Sous le régime de Vichy, Raymond Neveu fut interné le 5 novembre 1942 au camp de Bossuet en Oranie. Libéré fin mars 1943, il entra comme ajusteur mécanicien à la fabrique d’allumettes Caussemille à Alger et accéda à des responsabilités tant à la CGT que dans les bureaux du PCA. Il fut promu au bureau de la Région d’Alger du PCA, ainsi que sa compagne Henriette Carlier, quand André Marty réorganisa la direction communiste en mars-septembre 1944. Il devint secrétaire de la Région communiste. Le couple Neveu aurait repris place en France au sein du PCF après 1949.
Or, en 1950, Henriette Carlier fut mise en procès par la commission des cadres pour "avoir donné des cours de français à des Allemands" et fut exclue. Son nom apparut dans l’instruction de l’affaire Marty*, celui-ci étant accusé par Léon Mauvais d’être resté en relation avec elle et de l’avoir aidée financièrement par l’intermédiaire de sa femme et de l’avoir encouragée à faire une requête auprès de l’ambassade soviétique. André Marty la défendit fermement en rappelant son rôle à l’Humanité avant guerre et disant que le PCF l’avait pressentie pour le secrétariat de la Liberté d’Alger. Il lui gardait une grande estime et ne croyait rien des accusations de "collaboration" portées contre elle ; c’est pourquoi il l’avait aidée financièrement sur ses revenus de parlementaire dans un moment de grande détresse et lui avait suggéré d’être attentive aux évolutions de l’Union soviétique et de se manifester le moment venu auprès de l’Ambassade. Il semble qu’elle était alors séparée de Raymond Neveu.
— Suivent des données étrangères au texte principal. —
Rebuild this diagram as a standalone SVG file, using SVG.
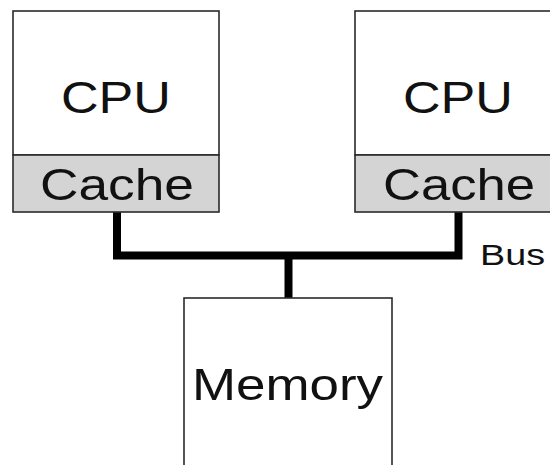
<svg xmlns="http://www.w3.org/2000/svg" width="550" height="465" viewBox="0 0 550 465">
<style>
.box{fill:#ffffff;stroke:#2a2a2a;stroke-width:1.6}
.cache{fill:#d4d4d4;stroke:#2a2a2a;stroke-width:1.6}
.lbl{font-family:"Liberation Sans",Arial,sans-serif;font-size:44px;fill:#111}
.bus{fill:none;stroke:#000;stroke-width:8;stroke-linejoin:miter;stroke-linecap:butt}
</style>
<rect width="550" height="465" fill="#ffffff"/>
<g id="connectors">
<polyline class="bus" points="117,212 117,255.5 458.5,255.5 458.5,212"/>
<line class="bus" x1="288.5" y1="255.5" x2="288.5" y2="298"/>
</g>
<g id="cpu1">
<rect class="box" x="13" y="11" width="206" height="144"/>
<rect class="cache" x="13" y="155" width="206" height="57"/>
<text class="lbl" x="61" y="113" textLength="110" lengthAdjust="spacingAndGlyphs">CPU</text>
<text class="lbl" x="40" y="200" textLength="154" lengthAdjust="spacingAndGlyphs">Cache</text>
</g>
<g id="cpu2">
<rect class="box" x="355" y="11" width="210" height="144"/>
<rect class="cache" x="355" y="155" width="210" height="57"/>
<text class="lbl" x="403" y="113" textLength="110" lengthAdjust="spacingAndGlyphs">CPU</text>
<text class="lbl" x="383" y="200" textLength="152" lengthAdjust="spacingAndGlyphs">Cache</text>
</g>
<g id="memory">
<rect class="box" x="184" y="298" width="208" height="180"/>
<text class="lbl" x="192" y="400" textLength="191" lengthAdjust="spacingAndGlyphs">Memory</text>
</g>
<g id="bus-label">
<text x="480" y="265" font-family="'Liberation Sans',Arial,sans-serif" font-size="30" fill="#111" textLength="65" lengthAdjust="spacingAndGlyphs">Bus</text>
</g>
</svg>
Celui-ci se maria en 1961 à Marseille (Bouches-du-Rhône).
On ne sait rien de la vie de Neveu entre 1950 et sa mort en 1993. Nous pouvons juste supposer que les ennuis de sa compagne avaient contribué à son éloignement des responsabilités.
Par René Lemarquis, Claude Pennetier
SOURCES : Arch. Nat. F7/13 119. — Arch. PPo 89. — RGASPI 495.270.674 (autobiographies des 9 juin 1930 et 4 janvier 1932).— Arch. Dép. Seine-Saint-Denis, arch. du PCF. — L’Humanité, 6 mai 1935. — Comptes rendus des Ve et VIe conférences de la Région Paris-Ville, janvier et novembre 1937. — J. Delperrie de Bayac, Les Brigades internationales, op. cit., p. 79. — Dépouillement de la presse communiste d’Algérie par Abderrahim Taleb-Bendiab. — E. Sivan, Communisme et nationalisme en Algérie. 1920-1962, FNSP, Paris, 1976. — État civil.